Brothers and sisters, I know we have the potential to become even as Christ is. We have the potential to bless each other's lives. We have the potential to be loving, humble, meek, submissive, patient, long-suffering. But it is we who must make this journey. Thank goodness we don't have to do it alone, because Christ has already overcome our journeys on His own.

Look for revelation every day. I was on the plane ride home from Israel when I was struck with the realization that I hadn't been seeking for my Heavenly Father's guidance every day for a long time, and I realized that I'd missed some opportunities for further refining and guidance. It was then on the plane that I re-remembered how imperative it is to search the scriptures, plead in our prayers, and ACT in our daily routines to become more like Christ.

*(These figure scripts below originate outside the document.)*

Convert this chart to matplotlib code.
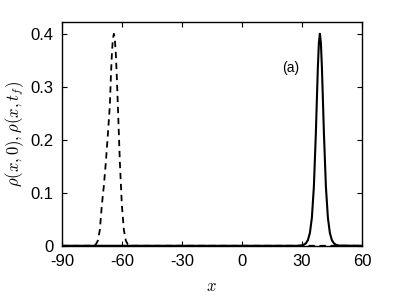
import numpy as np
import matplotlib
matplotlib.use("Agg")
import matplotlib.pyplot as plt

# initial density rho(x,0) (dashed)
x_init = [-90, -76, -74, -73, -72, -71, -70, -69, -68, -67, -66, -65.5, -65, -64.5,
          -64, -63.5, -63, -62.5, -62, -61, -60, -59, -58, -57, -56, -55, -54, -52, 60]
rho_init = [0, 0, 0.0005, 0.0025, 0.0097, 0.030, 0.077, 0.113, 0.158, 0.210, 0.265,
            0.317, 0.361, 0.390, 0.400, 0.390, 0.361, 0.317, 0.265, 0.158, 0.077,
            0.030, 0.0097, 0.0025, 0.0005, 0, 0, 0, 0]

# final density rho(x,t_f) (solid)
x_final = [-90, 28, 29, 30, 31, 32, 33, 34, 35, 36, 37, 37.5, 38, 38.5, 39, 39.5,
           40, 40.5, 41, 42, 43, 44, 45, 46, 47, 48, 49, 60]
rho_final = [0, 0, 0.0004, 0.0009, 0.0020, 0.0047, 0.0106, 0.024, 0.053, 0.112,
             0.214, 0.277, 0.338, 0.383, 0.400, 0.383, 0.338, 0.277, 0.214, 0.112,
             0.053, 0.024, 0.0106, 0.0047, 0.0020, 0.0009, 0.0004, 0]

xticks = [-90, -60, -30, 0, 30, 60]
yticks = [0, 0.1, 0.2, 0.3, 0.4]
ytick_labels = ["0", "0.1", "0.2", "0.3", "0.4"]

plt.rcParams["font.family"] = ["Liberation Sans", "DejaVu Sans"]
plt.rcParams["mathtext.fontset"] = "cm"

fig = plt.figure(figsize=(3.99, 2.99), dpi=100)
ax = fig.add_axes([0.155, 0.178, 0.752, 0.748])

ax.plot(x_init, rho_init, color="black", linestyle="--", linewidth=1.3, dashes=(3.5, 2.6))
ax.plot(x_final, rho_final, color="black", linestyle="-", linewidth=1.5)

ax.set_xlim(-90, 60)
ax.set_ylim(0, 0.422)
ax.set_xticks(xticks)
ax.set_xticklabels([str(t) for t in xticks])
ax.set_yticks(yticks)
ax.set_yticklabels(ytick_labels)
ax.tick_params(direction="in", top=True, right=True, length=3.5, width=0.8,
               labelsize=12, colors="black")
ax.tick_params(axis="x", pad=6)
ax.tick_params(axis="y", pad=6)
for s in ax.spines.values():
    s.set_linewidth(1.0)

ax.set_xlabel(r"$x$", fontsize=12, labelpad=7)
ax.set_ylabel(r"$\rho(x,0),\rho(x,t_f)$", fontsize=12, labelpad=3)
ax.text(20, 0.335, "(a)", fontsize=10, ha="left", va="center")

fig.savefig("out.png", dpi=100)
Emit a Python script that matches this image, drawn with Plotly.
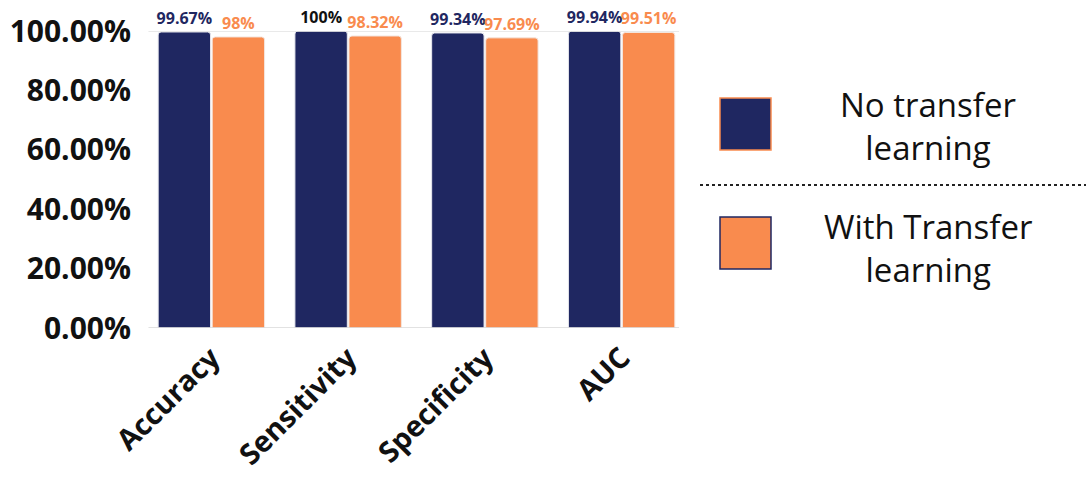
import plotly.graph_objects as go

categories = ["Accuracy", "Sensitivity", "Specificity", "AUC"]
no_tl = [99.67, 100, 99.34, 99.94]
with_tl = [98, 98.32, 97.69, 99.51]
no_tl_labels = ["99.67%", "100%", "99.34%", "99.94%"]
with_tl_labels = ["98%", "98.32%", "97.69%", "99.51%"]
series_names = ["No transfer<br>learning", "With Transfer<br>learning"]
y_ticks = [0, 20, 40, 60, 80, 100]
y_tick_labels = ["0.00%", "20.00%", "40.00%", "60.00%", "80.00%", "100.00%"]

NAVY = "#1F2761"
ORANGE = "#F98B4E"
FONT = "Open Sans"

fig = go.Figure()
fig.add_trace(go.Bar(
    x=categories, y=no_tl, name=series_names[0],
    marker=dict(color=NAVY, cornerradius=3, line=dict(color="#e8e8ee", width=1)),
    text=no_tl_labels, textposition="outside",
    textfont=dict(family=FONT, size=16, color=[NAVY, "#111111", NAVY, NAVY], weight="bold"),
    cliponaxis=False, showlegend=False,
))
fig.add_trace(go.Bar(
    x=categories, y=with_tl, name=series_names[1],
    marker=dict(color=ORANGE, cornerradius=3, line=dict(color="#f3e6e0", width=1)),
    text=with_tl_labels, textposition="outside",
    textfont=dict(family=FONT, size=16, color=ORANGE, weight="bold"),
    cliponaxis=False, showlegend=False,
))

fig.update_layout(
    width=1086, height=479,
    margin=dict(l=143, r=396, t=31, b=151),
    paper_bgcolor="white", plot_bgcolor="white",
    barmode="group", bargap=0.21, bargroupgap=0.03,
    uniformtext=dict(mode=False),
    font=dict(family=FONT, color="#111111"),
)
fig.update_traces(constraintext="none")
fig.update_yaxes(
    range=[0, 100], tickvals=y_ticks, ticktext=y_tick_labels,
    showgrid=False, zeroline=False,
    tickfont=dict(family=FONT, size=30, color="#111111", weight="bold"),
    ticks="", ticklen=0, automargin=False, ticklabelstandoff=11,
)
fig.update_xaxes(
    tickangle=-45, showgrid=False, showline=False,
    tickfont=dict(family=FONT, size=29, color="#111111", weight="bold"),
    automargin=False, ticklabelstandoff=6,
)
# top and bottom frame lines
fig.add_shape(type="line", xref="paper", yref="y", x0=0.01, x1=0.98, y0=0, y1=0,
              line=dict(color="#d9d9d9", width=1.5))
fig.add_shape(type="line", xref="paper", yref="y", x0=0.01, x1=0.98, y0=100, y1=100,
              line=dict(color="#e2e2e2", width=1.5))

# custom legend
def px_x(px):
    return (px - 143) / (1086 - 143 - 396)

def px_y(py):
    return (479 - 151 - py) / (479 - 151 - 31)

fig.add_shape(type="rect", xref="paper", yref="paper",
              x0=px_x(720), x1=px_x(771), y0=px_y(150), y1=px_y(98),
              fillcolor=NAVY, line=dict(color=ORANGE, width=1.5))
fig.add_shape(type="rect", xref="paper", yref="paper",
              x0=px_x(720), x1=px_x(771), y0=px_y(269), y1=px_y(217),
              fillcolor=ORANGE, line=dict(color=NAVY, width=1.5))
fig.add_shape(type="line", xref="paper", yref="paper",
              x0=px_x(700), x1=px_x(1086), y0=px_y(185), y1=px_y(185),
              line=dict(color="#222222", width=2, dash="dot"))
fig.add_annotation(xref="paper", yref="paper", x=px_x(928), y=px_y(126),
                   xanchor="center", yanchor="middle",
                   text=series_names[0], showarrow=False,
                   font=dict(family=FONT, size=33, color="#111111"), align="center")
fig.add_annotation(xref="paper", yref="paper", x=px_x(928), y=px_y(248),
                   xanchor="center", yanchor="middle",
                   text=series_names[1], showarrow=False,
                   font=dict(family=FONT, size=33, color="#111111"), align="center")

fig.write_html("out.html")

We can do this! It will be a long journey, but stay focused. Look to other examples in your own life. And develop a relationship with Christ. You will start to see characteristics arising out of you that you had not thought possible. You will begin to see the transforming power of the Atonement as you gradually become more like our Savior. Use these as guides along your journey. It is how each of us can measure our progress to becoming even as He is.

Love you all,


Noah said…
One of my favorite parts of Elder Maxwell's address is this passage where he sheds a little light on the notion of being "perfect":

The Greek rendering for "perfect" is, by the way, "complete, finished, fully developed." After his atonement and resurrection, Jesus included himself as our pattern. "Therefore I would that ye should be perfect even as I, or your Father who is in heaven is perfect" (3 Nephi 12:48). One of the problems we have in the Church is that we consider perfection in abstraction, and it becomes too intimidating. But when we think of it in terms of the specific, cardinal attributes, and we strive to develop these in a steady process of self-improvement, it is quite a different matter.

Knowing that the "perfection" that is spoken of by the Savior isn't about doing everything 100% correct, but rather in collecting and exhibiting all the "cardinal attributes", it feels less like a losing battle and something a little more achievable (with the help of the Lord...).

Elder Maxwell also mentions certain skills in another address that I think would go a long way in helping us in our journey to be like Him:

Built, therefore, into the seemingly ordinary experiences of life are opportunities for us to acquire such eternal attributes as love, mercy, meekness, patience, and submissiveness and to develop and sharpen such skills as how to communicate, motivate, delegate, and manage our time and talents and our thoughts in accordance with eternal priorities. These attributes and skills are portable; they are never obsolete and will be much needed in the next world.

I also ran across another address by Elder Dallin H. Oaks where he help to show the difference between our sins and our mistakes. This also helped me to understand that even though I make a lot of mistakes, they don't really mean that I am losing my battle to be "perfect", and rather can be a opportunity to learn and grow without distancing myself from the Savior as much as sin does.